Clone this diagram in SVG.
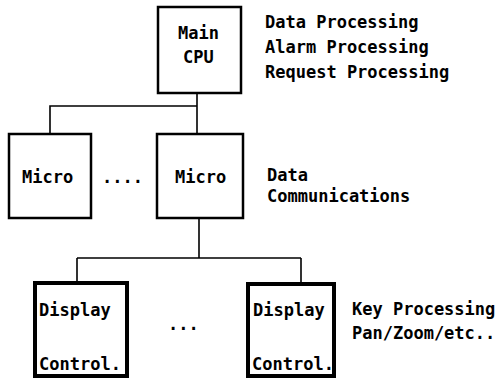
<svg xmlns="http://www.w3.org/2000/svg" width="500" height="380" viewBox="0 0 500 380">
<style>
text{font-family:"DejaVu Sans Mono","Liberation Mono",monospace;font-weight:bold;font-size:17px;fill:#000}
.box{fill:#fff;stroke:#000;stroke-width:2.5}
.thick{fill:#fff;stroke:#000;stroke-width:4}
.conn{fill:none;stroke:#000;stroke-width:1.6}
</style>
<rect width="500" height="380" fill="#fff"/>
<g id="connectors">
<path class="conn" d="M197 93 V106 H50 V134 M197 106 V134"/>
<path class="conn" d="M199 218 V258 M77 258 H301 M77 258 V283 M301 258 V284"/>
</g>
<g id="main-cpu">
<rect class="box" x="158" y="7" width="83" height="86"/>
<text x="178" y="39">Main</text>
<text x="183" y="63">CPU</text>
</g>
<g id="main-notes">
<text x="265" y="28">Data Processing</text>
<text x="265" y="53">Alarm Processing</text>
<text x="265" y="78">Request Processing</text>
</g>
<g id="micro1">
<rect class="box" x="9" y="134" width="82" height="84"/>
<text x="22" y="183">Micro</text>
</g>
<text x="102" y="183">....</text>
<g id="micro2">
<rect class="box" x="157" y="134" width="86" height="84"/>
<text x="175" y="183">Micro</text>
</g>
<g id="micro-notes">
<text x="267" y="181">Data</text>
<text x="267" y="202">Communications</text>
</g>
<g id="display1">
<rect class="thick" x="35" y="283" width="92" height="93"/>
<text x="39" y="316">Display</text>
<text x="39" y="370">Control.</text>
</g>
<text x="168" y="330">...</text>
<g id="display2">
<rect class="thick" x="248" y="284" width="86" height="92"/>
<text x="253" y="316">Display</text>
<text x="252" y="370">Control.</text>
</g>
<g id="display-notes">
<text x="352" y="315">Key Processing</text>
<text x="352" y="339">Pan/Zoom/etc..</text>
</g>
</svg>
————————
## Task instructions
Drop the images and repeat the data exactly.

## Full answer
Clone this diagram in SVG.
<svg xmlns="http://www.w3.org/2000/svg" width="500" height="380" viewBox="0 0 500 380">
<style>
text{font-family:"DejaVu Sans Mono","Liberation Mono",monospace;font-weight:bold;font-size:17px;fill:#000}
.box{fill:#fff;stroke:#000;stroke-width:2.5}
.thick{fill:#fff;stroke:#000;stroke-width:4}
.conn{fill:none;stroke:#000;stroke-width:1.6}
</style>
<rect width="500" height="380" fill="#fff"/>
<g id="connectors">
<path class="conn" d="M197 93 V106 H50 V134 M197 106 V134"/>
<path class="conn" d="M199 218 V258 M77 258 H301 M77 258 V283 M301 258 V284"/>
</g>
<g id="main-cpu">
<rect class="box" x="158" y="7" width="83" height="86"/>
<text x="178" y="39">Main</text>
<text x="183" y="63">CPU</text>
</g>
<g id="main-notes">
<text x="265" y="28">Data Processing</text>
<text x="265" y="53">Alarm Processing</text>
<text x="265" y="78">Request Processing</text>
</g>
<g id="micro1">
<rect class="box" x="9" y="134" width="82" height="84"/>
<text x="22" y="183">Micro</text>
</g>
<text x="102" y="183">....</text>
<g id="micro2">
<rect class="box" x="157" y="134" width="86" height="84"/>
<text x="175" y="183">Micro</text>
</g>
<g id="micro-notes">
<text x="267" y="181">Data</text>
<text x="267" y="202">Communications</text>
</g>
<g id="display1">
<rect class="thick" x="35" y="283" width="92" height="93"/>
<text x="39" y="316">Display</text>
<text x="39" y="370">Control.</text>
</g>
<text x="168" y="330">...</text>
<g id="display2">
<rect class="thick" x="248" y="284" width="86" height="92"/>
<text x="253" y="316">Display</text>
<text x="252" y="370">Control.</text>
</g>
<g id="display-notes">
<text x="352" y="315">Key Processing</text>
<text x="352" y="339">Pan/Zoom/etc..</text>
</g>
</svg>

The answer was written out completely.